##### Data shown

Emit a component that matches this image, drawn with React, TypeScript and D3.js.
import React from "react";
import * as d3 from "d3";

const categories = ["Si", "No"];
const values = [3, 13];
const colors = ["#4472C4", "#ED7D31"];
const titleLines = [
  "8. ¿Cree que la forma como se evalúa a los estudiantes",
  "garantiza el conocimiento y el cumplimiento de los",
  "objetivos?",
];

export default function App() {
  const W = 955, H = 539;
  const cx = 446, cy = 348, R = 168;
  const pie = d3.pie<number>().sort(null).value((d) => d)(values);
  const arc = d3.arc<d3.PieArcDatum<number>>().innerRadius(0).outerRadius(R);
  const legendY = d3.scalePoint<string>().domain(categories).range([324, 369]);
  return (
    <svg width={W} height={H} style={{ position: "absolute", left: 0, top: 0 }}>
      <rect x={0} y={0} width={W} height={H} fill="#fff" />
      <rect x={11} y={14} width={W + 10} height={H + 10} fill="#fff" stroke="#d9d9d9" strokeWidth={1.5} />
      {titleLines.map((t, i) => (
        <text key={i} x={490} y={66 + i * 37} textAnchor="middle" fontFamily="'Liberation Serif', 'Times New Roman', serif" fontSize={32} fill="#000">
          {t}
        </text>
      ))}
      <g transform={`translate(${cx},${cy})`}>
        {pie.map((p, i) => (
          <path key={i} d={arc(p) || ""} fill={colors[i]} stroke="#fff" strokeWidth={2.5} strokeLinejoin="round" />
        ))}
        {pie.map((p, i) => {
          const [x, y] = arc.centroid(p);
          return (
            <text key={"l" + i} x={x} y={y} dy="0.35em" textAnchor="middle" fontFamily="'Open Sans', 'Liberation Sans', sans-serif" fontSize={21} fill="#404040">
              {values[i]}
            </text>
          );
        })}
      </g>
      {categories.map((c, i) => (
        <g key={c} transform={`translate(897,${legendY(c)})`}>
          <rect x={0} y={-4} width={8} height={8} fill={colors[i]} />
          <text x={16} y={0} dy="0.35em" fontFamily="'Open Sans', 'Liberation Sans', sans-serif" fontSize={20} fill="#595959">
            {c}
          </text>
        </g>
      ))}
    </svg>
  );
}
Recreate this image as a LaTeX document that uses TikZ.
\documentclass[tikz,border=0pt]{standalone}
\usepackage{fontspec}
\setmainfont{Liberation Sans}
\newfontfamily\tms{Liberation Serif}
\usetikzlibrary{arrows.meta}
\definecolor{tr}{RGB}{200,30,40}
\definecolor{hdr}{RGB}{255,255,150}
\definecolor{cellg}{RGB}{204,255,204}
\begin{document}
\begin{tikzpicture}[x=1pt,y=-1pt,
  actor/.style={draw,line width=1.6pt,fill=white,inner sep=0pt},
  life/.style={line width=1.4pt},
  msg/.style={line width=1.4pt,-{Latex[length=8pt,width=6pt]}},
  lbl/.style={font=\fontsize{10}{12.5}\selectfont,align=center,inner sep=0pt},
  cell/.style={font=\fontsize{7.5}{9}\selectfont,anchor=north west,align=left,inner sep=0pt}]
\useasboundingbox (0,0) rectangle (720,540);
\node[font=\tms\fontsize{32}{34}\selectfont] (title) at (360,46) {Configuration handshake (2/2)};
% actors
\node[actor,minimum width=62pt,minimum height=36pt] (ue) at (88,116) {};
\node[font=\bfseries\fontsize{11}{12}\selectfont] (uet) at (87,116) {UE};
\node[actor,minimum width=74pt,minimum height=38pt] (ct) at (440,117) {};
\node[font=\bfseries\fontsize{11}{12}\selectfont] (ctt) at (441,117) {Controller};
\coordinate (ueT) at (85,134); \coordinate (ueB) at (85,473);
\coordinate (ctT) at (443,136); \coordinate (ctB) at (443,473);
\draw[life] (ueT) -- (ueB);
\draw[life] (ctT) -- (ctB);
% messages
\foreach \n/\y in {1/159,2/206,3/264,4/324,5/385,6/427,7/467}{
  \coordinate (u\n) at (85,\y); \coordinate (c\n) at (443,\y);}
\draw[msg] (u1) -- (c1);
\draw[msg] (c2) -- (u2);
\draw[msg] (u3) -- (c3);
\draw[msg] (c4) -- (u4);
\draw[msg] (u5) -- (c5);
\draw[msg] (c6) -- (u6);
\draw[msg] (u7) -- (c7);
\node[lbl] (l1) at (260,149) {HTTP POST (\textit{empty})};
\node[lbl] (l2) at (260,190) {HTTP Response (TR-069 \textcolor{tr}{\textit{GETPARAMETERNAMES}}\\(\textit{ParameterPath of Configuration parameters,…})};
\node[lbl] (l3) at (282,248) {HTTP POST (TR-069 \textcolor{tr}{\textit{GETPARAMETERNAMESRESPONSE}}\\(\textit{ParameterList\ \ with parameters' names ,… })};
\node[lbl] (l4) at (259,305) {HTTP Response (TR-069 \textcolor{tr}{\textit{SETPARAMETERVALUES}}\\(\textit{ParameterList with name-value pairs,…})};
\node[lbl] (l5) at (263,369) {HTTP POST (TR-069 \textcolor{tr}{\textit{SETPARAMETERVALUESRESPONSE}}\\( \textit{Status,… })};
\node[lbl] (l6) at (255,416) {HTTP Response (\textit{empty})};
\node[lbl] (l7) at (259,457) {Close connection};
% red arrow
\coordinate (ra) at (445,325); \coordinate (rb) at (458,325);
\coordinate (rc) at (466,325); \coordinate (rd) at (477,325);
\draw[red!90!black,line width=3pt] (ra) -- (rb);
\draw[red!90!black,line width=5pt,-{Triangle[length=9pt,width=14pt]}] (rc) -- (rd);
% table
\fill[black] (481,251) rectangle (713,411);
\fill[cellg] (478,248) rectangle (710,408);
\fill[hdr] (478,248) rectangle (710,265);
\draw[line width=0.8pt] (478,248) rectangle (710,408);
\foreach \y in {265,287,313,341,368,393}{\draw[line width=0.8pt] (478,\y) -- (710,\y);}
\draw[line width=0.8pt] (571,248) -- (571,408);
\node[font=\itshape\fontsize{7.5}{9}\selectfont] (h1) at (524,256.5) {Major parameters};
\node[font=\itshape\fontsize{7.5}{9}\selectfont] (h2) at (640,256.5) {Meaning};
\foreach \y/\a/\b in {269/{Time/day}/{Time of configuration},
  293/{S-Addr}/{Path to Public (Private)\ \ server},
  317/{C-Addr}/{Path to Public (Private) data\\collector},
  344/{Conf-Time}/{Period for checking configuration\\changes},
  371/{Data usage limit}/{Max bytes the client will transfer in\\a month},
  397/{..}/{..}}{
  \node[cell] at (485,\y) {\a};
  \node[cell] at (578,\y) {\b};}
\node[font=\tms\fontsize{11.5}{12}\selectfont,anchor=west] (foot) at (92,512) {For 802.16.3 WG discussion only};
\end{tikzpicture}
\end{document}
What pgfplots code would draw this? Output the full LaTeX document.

##########

List each line holding the string "React".

Emit a component that matches this image, drawn with React, TypeScript and D3.js.
import React from "react";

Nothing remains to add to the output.